● To be done
Copy all the data exactly, except the pictures.

● Material provided
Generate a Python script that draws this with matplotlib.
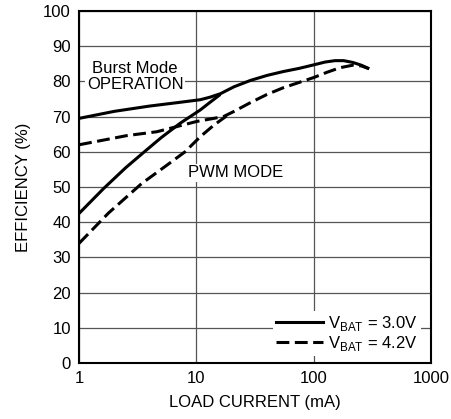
import numpy as np
import matplotlib
matplotlib.use('Agg')
import matplotlib.pyplot as plt

plt.rcParams['font.family'] = ['Liberation Sans', 'DejaVu Sans']

# load current (mA) and efficiency (%)
burst_30_x = [1, 2, 4, 7, 10.8, 13, 16, 21, 29, 40, 55, 75, 100, 125, 152, 180, 215, 255, 297]
burst_30_y = [69.5, 71.5, 73, 74, 74.8, 75.5, 76.5, 78.5, 80.3, 81.7, 82.8, 83.7, 84.7, 85.5, 85.9, 85.9, 85.4, 84.6, 83.6]
burst_42_x = [1, 2.55, 4.6, 10, 17, 20.7, 29, 40, 55, 75, 100, 130, 168, 215, 255, 297]
burst_42_y = [62, 64.6, 65.7, 68.6, 70, 71.4, 74, 76.3, 78.2, 79.7, 81.1, 82.6, 83.9, 84.6, 84.4, 83.6]
pwm_30_x = [1, 1.61, 2.5, 3.6, 5, 7.26, 10.8, 13, 16]
pwm_30_y = [42.5, 49.5, 55.5, 60, 64, 68.1, 71.9, 74, 76.3]
pwm_42_x = [1, 1.78, 3.42, 5.5, 8, 10.8, 14, 18.1]
pwm_42_y = [34, 42.6, 51, 56, 60, 64.3, 67.5, 70.2]

fig = plt.figure(figsize=(4.52, 4.19), dpi=100)
ax = fig.add_axes([0.175, 0.1337, 0.7785, 0.84])

lw = 2.2
dash = (4.2, 1.8)
ax.plot(burst_30_x, burst_30_y, color='black', lw=lw, solid_capstyle='butt', zorder=3)
ax.plot(pwm_30_x, pwm_30_y, color='black', lw=lw, solid_capstyle='butt', zorder=3)
ax.plot(burst_42_x, burst_42_y, color='black', lw=lw, dashes=dash, zorder=3)
ax.plot(pwm_42_x, pwm_42_y, color='black', lw=lw, dashes=dash, zorder=3)

ax.set_xscale('log')
ax.set_xlim(1, 1000)
ax.set_ylim(0, 100)
ax.set_xticks([1, 10, 100, 1000])
ax.set_xticklabels(['1', '10', '100', '1000'])
ax.xaxis.set_minor_locator(matplotlib.ticker.NullLocator())
ax.set_yticks(np.arange(0, 101, 10))
ax.tick_params(length=0, labelsize=12, pad=6)
ax.grid(True, color='#555555', lw=0.9)
ax.set_axisbelow(True)
for s in ax.spines.values():
    s.set_linewidth(1.5)

ax.set_xlabel('LOAD CURRENT (mA)', fontsize=12, labelpad=6)
ax.set_ylabel('EFFICIENCY (%)', fontsize=12, labelpad=9)

ax.text(3.0, 81.3, 'Burst Mode\nOPERATION', fontsize=12, ha='center', va='center',
        linespacing=1.1, bbox=dict(fc='white', ec='none', pad=1), zorder=2)
ax.text(8.5, 54, 'PWM MODE', fontsize=12, ha='left', va='center',
        bbox=dict(fc='white', ec='none', pad=1), zorder=2)

leg = ax.legend([plt.Line2D([], [], color='black', lw=lw),
                 plt.Line2D([], [], color='black', lw=lw, dashes=dash)],
                ['V$_{\\mathregular{BAT}}$ = 3.0V', 'V$_{\\mathregular{BAT}}$ = 4.2V'],
                loc='lower right', bbox_to_anchor=(0.995, -0.005), frameon=True,
                fontsize=12, handlelength=2.8, handletextpad=0.3, labelspacing=0.05,
                borderpad=0.2, fancybox=False)
leg.get_frame().set_edgecolor('none')
leg.get_frame().set_facecolor('white')
leg.get_frame().set_alpha(1)

fig.savefig('out.png', dpi=100)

● Finished answer
Generate a Python script that draws this with matplotlib.
import numpy as np
import matplotlib
matplotlib.use('Agg')
import matplotlib.pyplot as plt

plt.rcParams['font.family'] = ['Liberation Sans', 'DejaVu Sans']

# load current (mA) and efficiency (%)
burst_30_x = [1, 2, 4, 7, 10.8, 13, 16, 21, 29, 40, 55, 75, 100, 125, 152, 180, 215, 255, 297]
burst_30_y = [69.5, 71.5, 73, 74, 74.8, 75.5, 76.5, 78.5, 80.3, 81.7, 82.8, 83.7, 84.7, 85.5, 85.9, 85.9, 85.4, 84.6, 83.6]
burst_42_x = [1, 2.55, 4.6, 10, 17, 20.7, 29, 40, 55, 75, 100, 130, 168, 215, 255, 297]
burst_42_y = [62, 64.6, 65.7, 68.6, 70, 71.4, 74, 76.3, 78.2, 79.7, 81.1, 82.6, 83.9, 84.6, 84.4, 83.6]
pwm_30_x = [1, 1.61, 2.5, 3.6, 5, 7.26, 10.8, 13, 16]
pwm_30_y = [42.5, 49.5, 55.5, 60, 64, 68.1, 71.9, 74, 76.3]
pwm_42_x = [1, 1.78, 3.42, 5.5, 8, 10.8, 14, 18.1]
pwm_42_y = [34, 42.6, 51, 56, 60, 64.3, 67.5, 70.2]

fig = plt.figure(figsize=(4.52, 4.19), dpi=100)
ax = fig.add_axes([0.175, 0.1337, 0.7785, 0.84])

lw = 2.2
dash = (4.2, 1.8)
ax.plot(burst_30_x, burst_30_y, color='black', lw=lw, solid_capstyle='butt', zorder=3)
ax.plot(pwm_30_x, pwm_30_y, color='black', lw=lw, solid_capstyle='butt', zorder=3)
ax.plot(burst_42_x, burst_42_y, color='black', lw=lw, dashes=dash, zorder=3)
ax.plot(pwm_42_x, pwm_42_y, color='black', lw=lw, dashes=dash, zorder=3)

ax.set_xscale('log')
ax.set_xlim(1, 1000)
ax.set_ylim(0, 100)
ax.set_xticks([1, 10, 100, 1000])
ax.set_xticklabels(['1', '10', '100', '1000'])
ax.xaxis.set_minor_locator(matplotlib.ticker.NullLocator())
ax.set_yticks(np.arange(0, 101, 10))
ax.tick_params(length=0, labelsize=12, pad=6)
ax.grid(True, color='#555555', lw=0.9)
ax.set_axisbelow(True)
for s in ax.spines.values():
    s.set_linewidth(1.5)

ax.set_xlabel('LOAD CURRENT (mA)', fontsize=12, labelpad=6)
ax.set_ylabel('EFFICIENCY (%)', fontsize=12, labelpad=9)

ax.text(3.0, 81.3, 'Burst Mode\nOPERATION', fontsize=12, ha='center', va='center',
        linespacing=1.1, bbox=dict(fc='white', ec='none', pad=1), zorder=2)
ax.text(8.5, 54, 'PWM MODE', fontsize=12, ha='left', va='center',
        bbox=dict(fc='white', ec='none', pad=1), zorder=2)

leg = ax.legend([plt.Line2D([], [], color='black', lw=lw),
                 plt.Line2D([], [], color='black', lw=lw, dashes=dash)],
                ['V$_{\\mathregular{BAT}}$ = 3.0V', 'V$_{\\mathregular{BAT}}$ = 4.2V'],
                loc='lower right', bbox_to_anchor=(0.995, -0.005), frameon=True,
                fontsize=12, handlelength=2.8, handletextpad=0.3, labelspacing=0.05,
                borderpad=0.2, fancybox=False)
leg.get_frame().set_edgecolor('none')
leg.get_frame().set_facecolor('white')
leg.get_frame().set_alpha(1)

fig.savefig('out.png', dpi=100)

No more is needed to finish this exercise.